Not bad for a debut collection of short stories. I will say that the first story, "Balls, Balls, Balls", about discouraged me enough to take the book straight back to the library I found it at. It reads like a mediocre and obvious Palahniuk imitation. For me, things didn't start clicking until "The Art of The Possible" and "The Death of Cool", both of which are much better written than any of the stories before them in the collection. "Highway" is another standout. Cavell shows a big upside in the handful of worthy stories here. I don't know anything about him but would like to know why he doesn't seem to have published anything since Rumble in 2003. I will say that if Palahniuk and Bret Easton Ellis are your thing, or if you enjoyed books like Joyce Carol Oates's Zombie or Brian DeLeeuw's In This Way I Was Saved, you will probably like much of Cavell's writing.
Fiction A-Z Book 'C': Rumble, Young Man, Rumble by Benjamin Cavell
This book of short stories was just a little bit maddening. The jacket description of the book paints it as a look at modern masculinity, and a lot of that is present. He's a very good writer, and I think he has a great book in him, but the stories here with a more rugged "machismo" element are not particularly good ("Balls, Balls, Balls", for example). It feels like he's trying to be Bret Easton Ellis, and he's just not Ellis. Cavell really shines in the stories with a softer, more humanistic edge, and this is what he should play to in the future.
Standout stories: "All the Nights of the World", "The Ropes"
Ultra macho stories about men being boys. A fast read but really entertaining. Maybe this book isn't meant for women - the stories are each filled with such intense, self-conscious masculinity that its hard to see how a female would or could relate. From a guy's perspective though, a good collection of tales from a young kid of a writer. Shows a lot of promise, who knows what he can produce in his future years?

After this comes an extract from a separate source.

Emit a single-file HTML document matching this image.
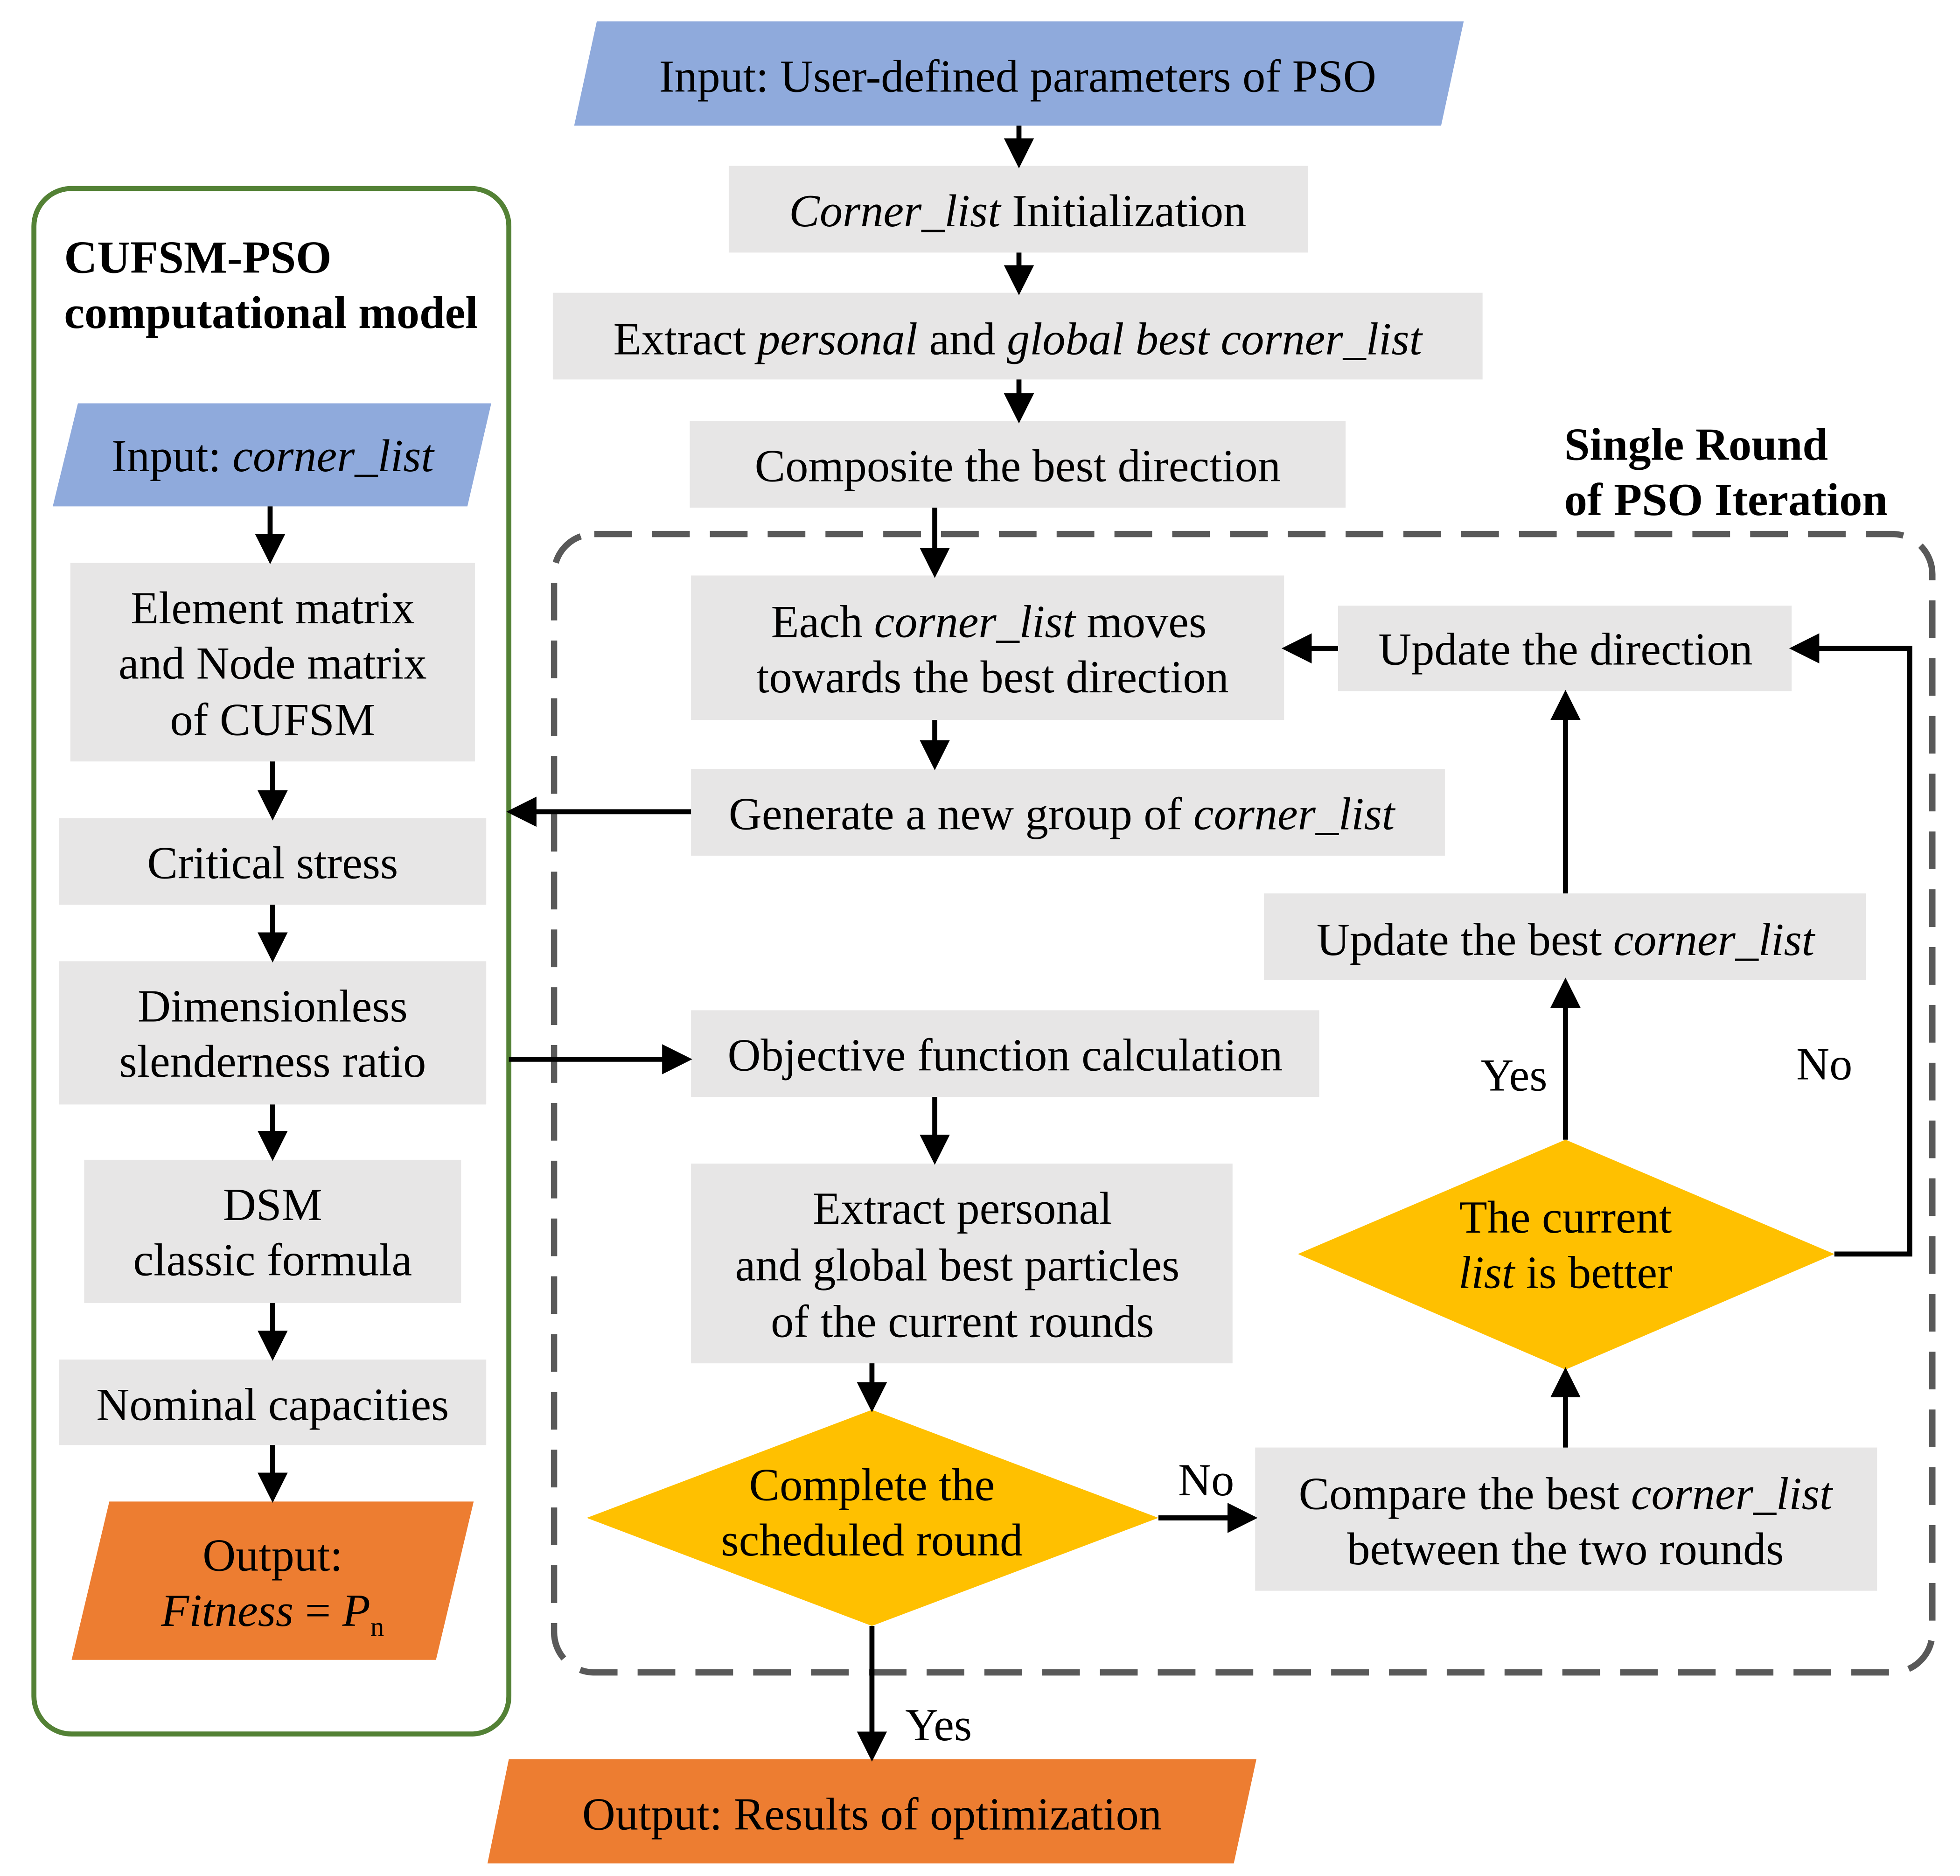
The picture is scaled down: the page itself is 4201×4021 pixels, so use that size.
<!DOCTYPE html>
<html><head><meta charset="utf-8"><style>html,body{margin:0;padding:0;background:#fff}svg{display:block}</style></head>
<body>
<svg width="4201" height="4021" viewBox="0 0 1560 1493" preserveAspectRatio="none" xmlns="http://www.w3.org/2000/svg" font-family="Liberation Serif, serif" font-size="36.5" text-anchor="middle">
<defs><marker id="a" markerWidth="6" markerHeight="6" refX="5" refY="3" orient="auto" markerUnits="strokeWidth"><path d="M0,0 L6,3 L0,6 z" fill="#000"/></marker></defs>
<g fill="#e7e6e6">
<rect x="580" y="132" width="461" height="69"/>
<rect x="440" y="233" width="740" height="69"/>
<rect x="549" y="335" width="522" height="69"/>
<rect x="550" y="458" width="472" height="115"/>
<rect x="550" y="612" width="600" height="69"/>
<rect x="1065" y="482" width="361" height="68"/>
<rect x="1006" y="711" width="479" height="69"/>
<rect x="550" y="804" width="500" height="69"/>
<rect x="550" y="926" width="431" height="159"/>
<rect x="999" y="1152" width="495" height="114"/>
<rect x="56" y="448" width="322" height="158"/>
<rect x="47" y="651" width="340" height="69"/>
<rect x="47" y="765" width="340" height="114"/>
<rect x="67" y="923" width="300" height="114"/>
<rect x="47" y="1082" width="340" height="68"/>
</g>
<polygon points="475,17 1165,17 1147,100 457,100" fill="#8faadc"/>
<polygon points="62,321 391,321 372,403 42,403" fill="#8faadc"/>
<polygon points="87,1195 377,1195 347,1321 57,1321" fill="#ed7d31"/>
<polygon points="405,1400 1000,1400 982,1483 388,1483" fill="#ed7d31"/>
<polygon points="694,1122 922,1208 694,1294 467,1208" fill="#ffc000"/>
<polygon points="1246,907 1460,998 1246,1090 1033,998" fill="#ffc000"/>
<rect x="441" y="425" width="1097" height="906" rx="32" fill="none" stroke="#595959" stroke-width="5" stroke-dasharray="30 16"/>
<rect x="27" y="150" width="378" height="1230" rx="30" fill="none" stroke="#538135" stroke-width="4"/>
<g stroke="#000" stroke-width="4" fill="none" marker-end="url(#a)">
<line x1="811" y1="100" x2="811" y2="130"/>
<line x1="811" y1="201" x2="811" y2="231"/>
<line x1="811" y1="302" x2="811" y2="333"/>
<line x1="744" y1="404" x2="744" y2="456"/>
<line x1="744" y1="573" x2="744" y2="609"/>
<line x1="550" y1="646" x2="407" y2="646"/>
<line x1="1065" y1="516" x2="1024" y2="516"/>
<line x1="1246" y1="711" x2="1246" y2="553"/>
<line x1="405" y1="843" x2="547" y2="843"/>
<line x1="744" y1="873" x2="744" y2="923"/>
<line x1="694" y1="1085" x2="694" y2="1120"/>
<line x1="922" y1="1208" x2="997" y2="1208"/>
<line x1="1246" y1="1152" x2="1246" y2="1092"/>
<line x1="1246" y1="907" x2="1246" y2="782"/>
<polyline points="1460,998 1520,998 1520,516 1428,516"/>
<line x1="694" y1="1294" x2="694" y2="1398"/>
<line x1="215" y1="403" x2="215" y2="445"/>
<line x1="217" y1="606" x2="217" y2="649"/>
<line x1="217" y1="720" x2="217" y2="762"/>
<line x1="217" y1="879" x2="217" y2="920"/>
<line x1="217" y1="1037" x2="217" y2="1079"/>
<line x1="217" y1="1150" x2="217" y2="1192"/>
</g>
<g fill="#000">
<text x="810" y="73">Input: User-defined parameters of PSO</text>
<text x="810" y="180"><tspan font-style="italic">Corner_list</tspan> Initialization</text>
<text x="810" y="282">Extract <tspan font-style="italic">personal</tspan> and <tspan font-style="italic">global best corner_list</tspan></text>
<text x="810" y="383">Composite the best direction</text>
<text x="787" y="507">Each <tspan font-style="italic">corner_list</tspan> moves</text>
<text x="790" y="551">towards the best direction</text>
<text x="845" y="660">Generate a new group of <tspan font-style="italic">corner_list</tspan></text>
<text x="1246" y="529">Update the direction</text>
<text x="1246" y="760">Update the best <tspan font-style="italic">corner_list</tspan></text>
<text x="800" y="852">Objective function calculation</text>
<text x="766" y="974">Extract personal</text>
<text x="762" y="1019">and global best  particles</text>
<text x="766" y="1064">of the current rounds</text>
<text x="694" y="1194">Complete the</text>
<text x="694" y="1238">scheduled round</text>
<text x="1246" y="981">The current</text>
<text x="1246" y="1025"><tspan font-style="italic">list</tspan> is better</text>
<text x="1246" y="1201">Compare the best <tspan font-style="italic">corner_list</tspan></text>
<text x="1246" y="1245">between the two rounds</text>
<text x="960" y="1190">No</text>
<text x="1205" y="868">Yes</text>
<text x="1452" y="859">No</text>
<text x="747" y="1385">Yes</text>
<text x="694" y="1456">Output: Results of optimization</text>
<text x="1245" y="366" text-anchor="start" font-weight="bold" font-size="36.5">Single Round</text>
<text x="1245" y="410" text-anchor="start" font-weight="bold" font-size="36.5">of PSO Iteration</text>
<text x="51" y="217" text-anchor="start" font-weight="bold" font-size="36.5">CUFSM-PSO</text>
<text x="51" y="261" text-anchor="start" font-weight="bold" font-size="36.5">computational model</text>
<text x="217" y="375">Input: <tspan font-style="italic">corner_list</tspan></text>
<text x="217" y="496">Element matrix</text>
<text x="217" y="540">and Node matrix</text>
<text x="217" y="585">of CUFSM</text>
<text x="217" y="699">Critical stress</text>
<text x="217" y="813">Dimensionless</text>
<text x="217" y="857">slenderness ratio</text>
<text x="217" y="971">DSM</text>
<text x="217" y="1015">classic formula</text>
<text x="217" y="1130">Nominal capacities</text>
<text x="217" y="1250">Output:</text>
<text x="217" y="1294"><tspan font-style="italic">Fitness</tspan> = <tspan font-style="italic">P</tspan><tspan font-size="22" dy="8">n</tspan></text>
</g>
</svg>
</body></html>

Sometimes you need that masculine punch to the wind pipe, for someone to kiss your bloodied knuckles and massage a chipped eye socket. I've known some guys who injected the B12 and parachuted various other experimental "supplements." This is a celebration of the thug aspiration.
Reminded me a lot of Brett Easton Ellis, but more hetero and macho. Despite that, this was pretty decent considering it's a first book by a young guy. But in his next book, I'd like to see him broadening his narrow range a little bit.